WEST MIDLANDS Police has launched a campaign to help tackle courier fraud across the region.
The campaign – Stay wise, don’t compromise – is aimed at raising awareness of scams and providing practical advice on how to spot and prevent it.
Courier fraud is a type of scam that has been on the rise in recent years, with fraudsters tricking elderly and vulnerable people out of their money.
Police say it usually starts with an unsolicited telephone call to the victim.
The caller will typically pose as a police officer, bank official, or other authority figure, and will claim that the victim’s bank account has been compromised or their assistance is needed in an investigation.
They will then persuade the victim to transfer money to a ‘safe account’ or withdraw large amounts of money and hand it over to a courier who will visit their home.
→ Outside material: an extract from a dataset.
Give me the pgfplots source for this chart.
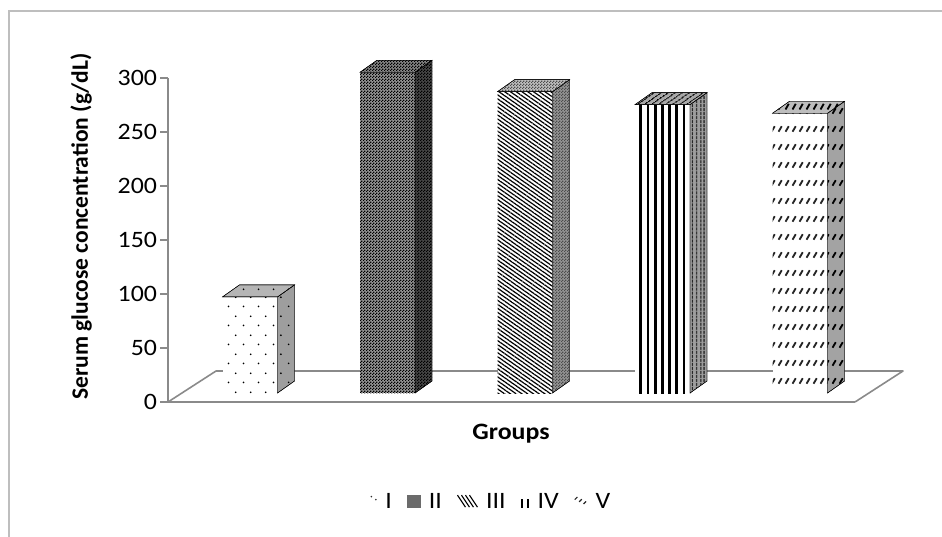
\documentclass[border=0pt]{standalone}
\usepackage{fontspec}
\usepackage{pgfplots}
\usepackage{pgfplotstable}
\pgfplotsset{compat=1.18}
\usetikzlibrary{patterns,patterns.meta}

\newfontfamily\chartfont[FakeStretch=1.1]{Carlito}
\newfontfamily\chartfontup{Carlito}
\newcommand\chartsize{\fontsize{23.5}{28}\selectfont}

\definecolor{axisgray}{HTML}{8A8A8A}
\definecolor{framegray}{HTML}{BEBEBE}

% staggered sparse dots (group I)
\pgfdeclarepatternformonly{sparsedots}{\pgfqpoint{0pt}{0pt}}{\pgfqpoint{15pt}{18.6pt}}{\pgfqpoint{15pt}{18.6pt}}{%
  \pgfpathcircle{\pgfqpoint{3.75pt}{4.65pt}}{0.95pt}%
  \pgfpathcircle{\pgfqpoint{11.25pt}{13.95pt}}{0.95pt}%
  \pgfusepath{fill}}
% fine checkerboard (group II)
\pgfdeclarepatternformonly{finechecker}{\pgfqpoint{0pt}{0pt}}{\pgfqpoint{3pt}{3pt}}{\pgfqpoint{3pt}{3pt}}{%
  \pgfpathrectangle{\pgfqpoint{0pt}{0pt}}{\pgfqpoint{1.5pt}{1.5pt}}%
  \pgfpathrectangle{\pgfqpoint{1.5pt}{1.5pt}}{\pgfqpoint{1.5pt}{1.5pt}}%
  \pgfusepath{fill}}
% rows of short slashes (group V)
\pgfdeclarepatternformonly{slashrows}{\pgfqpoint{0pt}{0pt}}{\pgfqpoint{6.7pt}{18.3pt}}{\pgfqpoint{6.7pt}{18.3pt}}{%
  \pgfsetlinewidth{1.9pt}%
  \pgfpathmoveto{\pgfqpoint{1.6pt}{6.5pt}}%
  \pgfpathlineto{\pgfqpoint{4.9pt}{12.2pt}}%
  \pgfusepath{stroke}}

\pgfdeclareplotmark{blank}{}

\tikzset{
  g1 front/.style={fill=white, postaction={pattern=sparsedots, pattern color=black}},
  g1 side/.style={fill=black!38, postaction={pattern=sparsedots, pattern color=black}},
  g1 top/.style={fill=black!29, postaction={pattern=sparsedots, pattern color=black}},
  g2 front/.style={fill=black!42, postaction={pattern=finechecker, pattern color=black}},
  g2 side/.style={fill=black!72, postaction={pattern=finechecker, pattern color=black}},
  g2 top/.style={fill=black!48, postaction={pattern=finechecker, pattern color=black}},
  g3 front/.style={fill=white, postaction={pattern={Lines[angle=-35,distance=3.3pt,line width=1.2pt]}, pattern color=black}},
  g3 side/.style={fill=black!42, postaction={pattern=finechecker, pattern color=black!70}},
  g3 top/.style={fill=black!25, postaction={pattern=finechecker, pattern color=black!70}},
  g4 front/.style={fill=white, postaction={pattern={Lines[angle=90,distance=7.2pt,line width=2.7pt]}, pattern color=black}},
  g4 side/.style={fill=black!38, postaction={pattern={Lines[angle=90,distance=4pt,line width=1.5pt]}, pattern color=black}},
  g4 top/.style={fill=black!34, postaction={pattern={Lines[angle=35,distance=4pt,line width=1.5pt]}, pattern color=black}},
  g5 front/.style={fill=white, postaction={pattern=slashrows, pattern color=black!85}},
  g5 side/.style={fill=black!36, postaction={pattern=slashrows, pattern color=black}},
  g5 top/.style={fill=black!26, postaction={pattern=slashrows, pattern color=black}},
  floorline/.style={draw=axisgray, line width=1.6pt, line join=round},
}

% side and top faces of a column; origin is the data point, \val its value
\newcommand\prismfaces[2]{%
  \path[#1] (27.5pt,9pt) -- ++(17pt,12pt) -- ++(0pt,{-1.08*\val*1pt}) -- ++(-17pt,-12pt) -- cycle;
  \path[#2] (-27.5pt,9pt) -- ++(17pt,12pt) -- ++(55pt,0pt) -- ++(-17pt,-12pt) -- cycle;
}

\pgfplotstableread{
grp v
0 89
1 297
2 279
3 267
4 259
}\glucose

\pgfplotsset{
  column front/.style={ybar, bar width=55pt, bar shift=0pt, yshift=9pt, draw=none, forget plot},
  column depth/.style 2 args={only marks, mark=blank, scatter, forget plot,
    visualization depends on={\thisrow{v} \as \val},
    scatter/@pre marker code/.code={\prismfaces{#1}{#2}},
    scatter/@post marker code/.code={}},
  % small legend keys
  key I/.style={legend image code/.code={%
    \path[draw=none] (0pt,-6pt) rectangle (8pt,7pt);
    \fill[black!80, draw=none] (2pt,5.5pt) circle (0.9pt) (6.5pt,2.5pt) circle (0.9pt);}},
  key II/.style={legend image code/.code={%
    \fill[black!58, draw=none] (0pt,-5.5pt) rectangle (14pt,7.5pt);}},
  key III/.style={legend image code/.code={%
    \path[draw=none] (0pt,-6pt) rectangle (19pt,7pt);
    \foreach \k in {0,4,8,12} {\draw[black, line width=1.1pt] (\k pt,7pt) -- ++(8pt,-12pt);}}},
  key IV/.style={legend image code/.code={%
    \path[draw=none] (0pt,-6pt) rectangle (9pt,7pt);
    \draw[black, line width=1.2pt] (1.5pt,-5.5pt) -- (1.5pt,3pt) (7.5pt,-5.5pt) -- (7.5pt,3pt);}},
  key V/.style={legend image code/.code={%
    \path[draw=none] (0pt,-6pt) rectangle (14pt,7pt);
    \foreach \k in {0,1,2} {\draw[black!85, line width=1.2pt] ({1pt+4.4*\k pt},{2.5pt-2.2*\k pt}) -- ++(2.6pt,2.6pt);}}},
}

\begin{document}
\begin{tikzpicture}
\useasboundingbox (0pt,0pt) rectangle (942pt,-536pt);
\begin{axis}[
  at={(168pt,-402pt)}, anchor=south west,
  scale only axis, width=687pt, height=324pt,
  xmin=-0.5964, xmax=4.4, ymin=0, ymax=300,
  clip=false,
  axis x line*=bottom, axis y line*=left,
  axis line style={draw=axisgray, line width=1.6pt},
  xtick=\empty,
  ytick={0,50,...,300},
  tick align=outside, major tick length=7.5pt,
  y tick style={draw=axisgray, line width=1.6pt},
  tick label style={font=\chartfont\chartsize},
  /pgf/number format/assume math mode=true,
  ylabel={Serum glucose concentration (g/dL)},
  ylabel style={font=\chartfontup\chartsize\bfseries, at={(axis description cs:-0.1266,0.5417)}, anchor=center},
  xlabel={Groups},
  xlabel style={font=\chartfont\chartsize\bfseries, at={(axis description cs:0.4993,-0.0988)}, anchor=center},
  legend style={draw=none, fill=none, at={(0.470,-0.309)}, anchor=center,
    legend columns=5, font=\chartfont\chartsize,
    /tikz/every odd column/.append style={column sep=6pt},
    /tikz/every even column/.append style={column sep=13pt}},
]
% floor of the plot area
\draw[floorline] (axis cs:4.4,0) -- ++(48pt,31pt)
  -- ([xshift=48pt,yshift=31pt]axis cs:-0.5964,0) -- (axis cs:-0.5964,0);

\addplot[column front, g1 front] table[x=grp, y=v, restrict expr to domain={\thisrow{grp}}{0:0}] {\glucose};
\addplot[column depth={g1 side}{g1 top}] table[x=grp, y=v, restrict expr to domain={\thisrow{grp}}{0:0}] {\glucose};
\addplot[column front, g2 front] table[x=grp, y=v, restrict expr to domain={\thisrow{grp}}{1:1}] {\glucose};
\addplot[column depth={g2 side}{g2 top}] table[x=grp, y=v, restrict expr to domain={\thisrow{grp}}{1:1}] {\glucose};
\addplot[column front, g3 front] table[x=grp, y=v, restrict expr to domain={\thisrow{grp}}{2:2}] {\glucose};
\addplot[column depth={g3 side}{g3 top}] table[x=grp, y=v, restrict expr to domain={\thisrow{grp}}{2:2}] {\glucose};
\addplot[column front, g4 front] table[x=grp, y=v, restrict expr to domain={\thisrow{grp}}{3:3}] {\glucose};
\addplot[column depth={g4 side}{g4 top}] table[x=grp, y=v, restrict expr to domain={\thisrow{grp}}{3:3}] {\glucose};
\addplot[column front, g5 front] table[x=grp, y=v, restrict expr to domain={\thisrow{grp}}{4:4}] {\glucose};
\addplot[column depth={g5 side}{g5 top}] table[x=grp, y=v, restrict expr to domain={\thisrow{grp}}{4:4}] {\glucose};

\addlegendimage{key I}\addlegendentry{I}
\addlegendimage{key II}\addlegendentry{II}
\addlegendimage{key III}\addlegendentry{III}
\addlegendimage{key IV}\addlegendentry{IV}
\addlegendimage{key V}\addlegendentry{V}
\end{axis}
\draw[framegray, line width=1.8pt] (8.8pt,-10.8pt) rectangle (1000pt,-600pt);
\end{tikzpicture}
\end{document}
The victim may also be asked to purchase high value items such as a Rolex watch and gold bullion to hand to a courier.
The campaign includes a number of videos and social media posts highlighting the key warning signs and tips on how to stay safe.
- Always be suspicious of unsolicited telephone calls, emails, or text messages.
- Never give out personal information, such as your bank details or passwords.
- Remember that your bank and the police will never call and ask you to verify your PIN, withdraw cash or purchase high-value goods.
- If you suspect you have been a victim of courier fraud, report it to your bank and the police immediately.
The force has also released videos which show two common fraud scenarios to help educate the public about the manipulative techniques used by fraudsters.
Sgt Matthew Leach from the Proactive Economic Crime Unit said: “Courier fraud can have a profound and long-lasting impact on victims, causing not only financial loss, but also emotional distress and a sense of violation.
“Scammers have taken their deceitful tactics to new heights by requesting victims to make high-value purchases, withdraw cash, or hand over their bank cards for collection by a courier.
“It is crucial to remain vigilant, educate ourselves and elderly family members and friends about these scams, and promptly report any suspicious incidents to the police.”
Anyone who thinks they have been a victim of courier fraud should contact their bank immediately and report it to Action Fraud online at actionfraud.police.uk or by calling 0300 123 2040, or call West Midlands Police on 101.